İsmail Bey artık kendisini Arnavut topraklarının bağımsızlığına adamıştı. Padişah ise adamları vasıtasıyla onun bağımsızlık yolundaki propagandalarını engellemeye çalışıyordu. Bu sebeple İsmail Bey’in adı artık resmi belgelerde isyancı Arnavut İskender Bey’in yolundan giden fesatçı
olarak geçmekteydi.

İsmail Bey hatıralarında; bir müddet Yunanistan’da kaldıktan sonra Brüksel’de Faik Konica tarafından çıkarılmakta olan “Albania/Arnavutluk” gazetesinde yazı işleri müdürlüğü yaptığını, fakat kısa bir süre sonra Faik Bey ile yollarının ayrıldığını ve kendisinin “Le Salut de l’Albanie/Arnavutluğun Kurtuluşu” adını verdiği Arnavutça, Türkçe ve Yunanca bir gazete çıkarmaya başladığını ifade etmektedir. Ayrıca yazılarında Arnavut ve Yunan halklarının ortak
menfaatlerini savunmuştur. Avrupa’da bulunduğu sırada padişahın baskısını sürekli hissettiğini ifade eden İsmail Kemal, kendisinin ve adamlarının takip edildiğini, bulunduğu ülkelerdeki diplomatlar vasıtasıyla kontrol edildiğini belirtmektedir. Tam bu esnada II.Abdülhamid yaveri Münir Bey vasıtasıyla İsmail Kemal’e özel bir büyükelçilik teklifinde bulundu, ama ret cevabı aldı. Kabul etseydi İsmail Bey’in görevi Avrupa’nın farklı kurumlarını inceleyerek raporlar hazırlamak olacaktı.

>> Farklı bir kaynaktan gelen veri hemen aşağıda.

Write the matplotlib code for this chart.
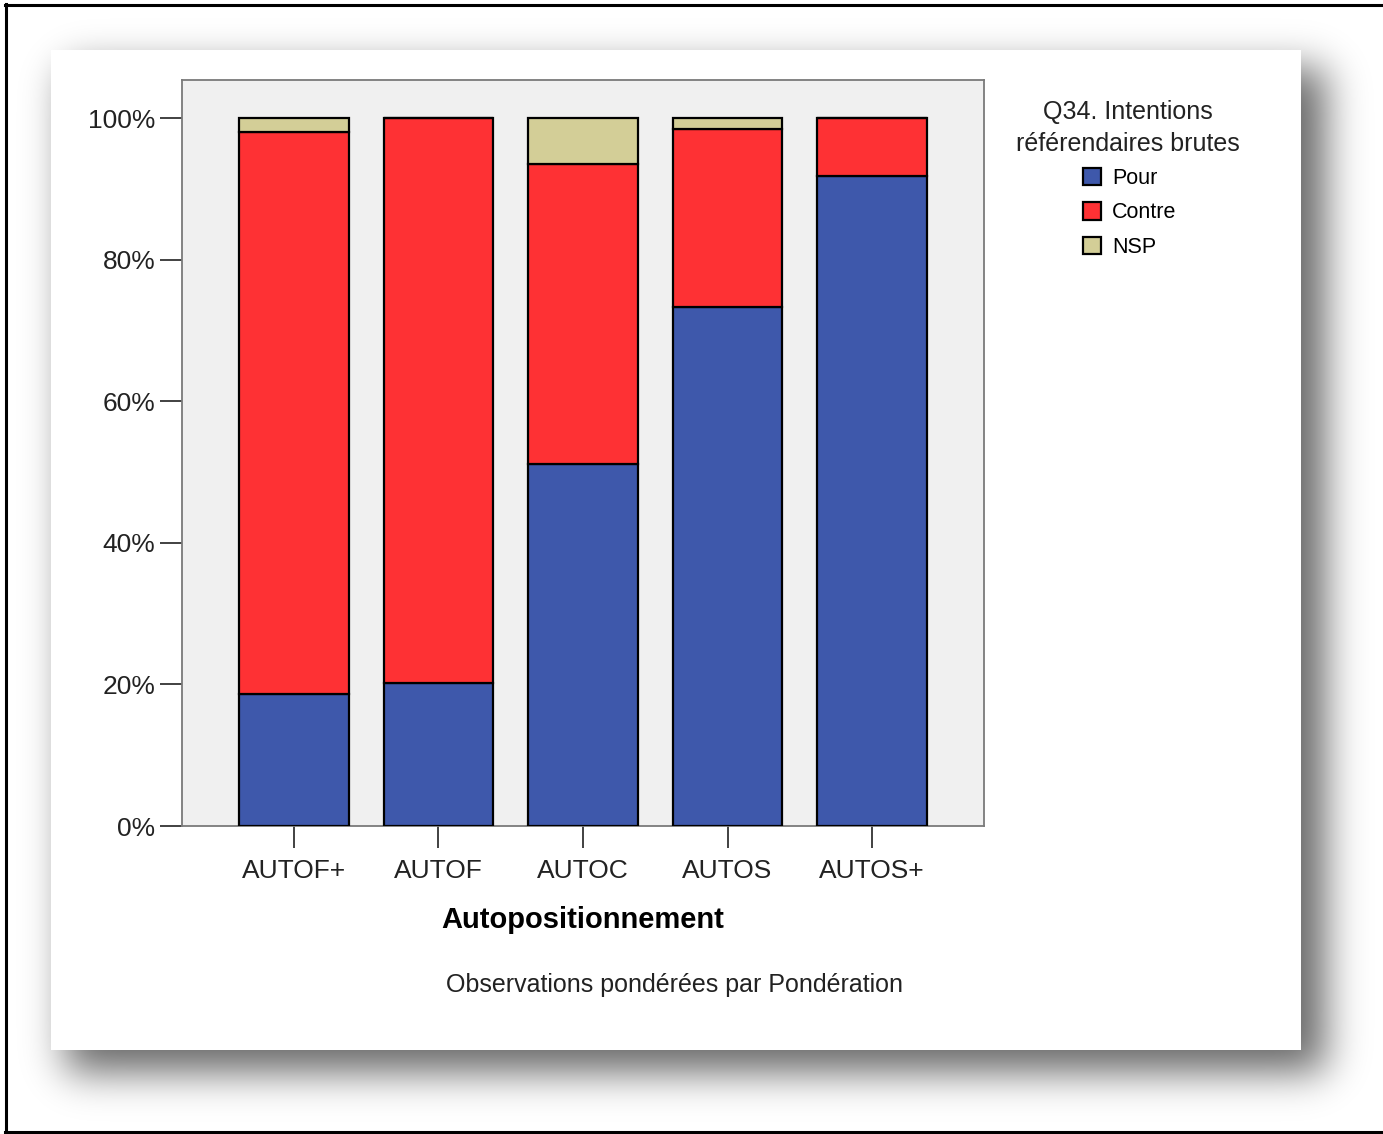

Sultan Abdülhamid, İsmail Bey’in siyasetle artık işi olmayacağına dair kendisine söz verdiği halde siyasi faaliyetlerden vazgeçmediği için hakkında yasal işlem başlattı. İsmail Bey ise cevaben: “Benim söz verdiğim şey, siyasetle uğraşmamak değil, padişahın şahsına saldırıda bulunmamaktır.” demiştir.

21 Eylül 1908 tarihinde Arnavut Başkım Komitesi’nin tüzüğü tamamlanarak İstanbul’da kiralanan büyük bir konakta açılışı yapılmıştır. Avlonyalı İsmail Kemal Bey, Başkım cemiyetinde aktif olarak çalışmıştı.

İsmail Kemal Bey 28 Kasım 1912 Avlonya şehrinde Arnavut topraklarının bütünlüğü ilan edildi.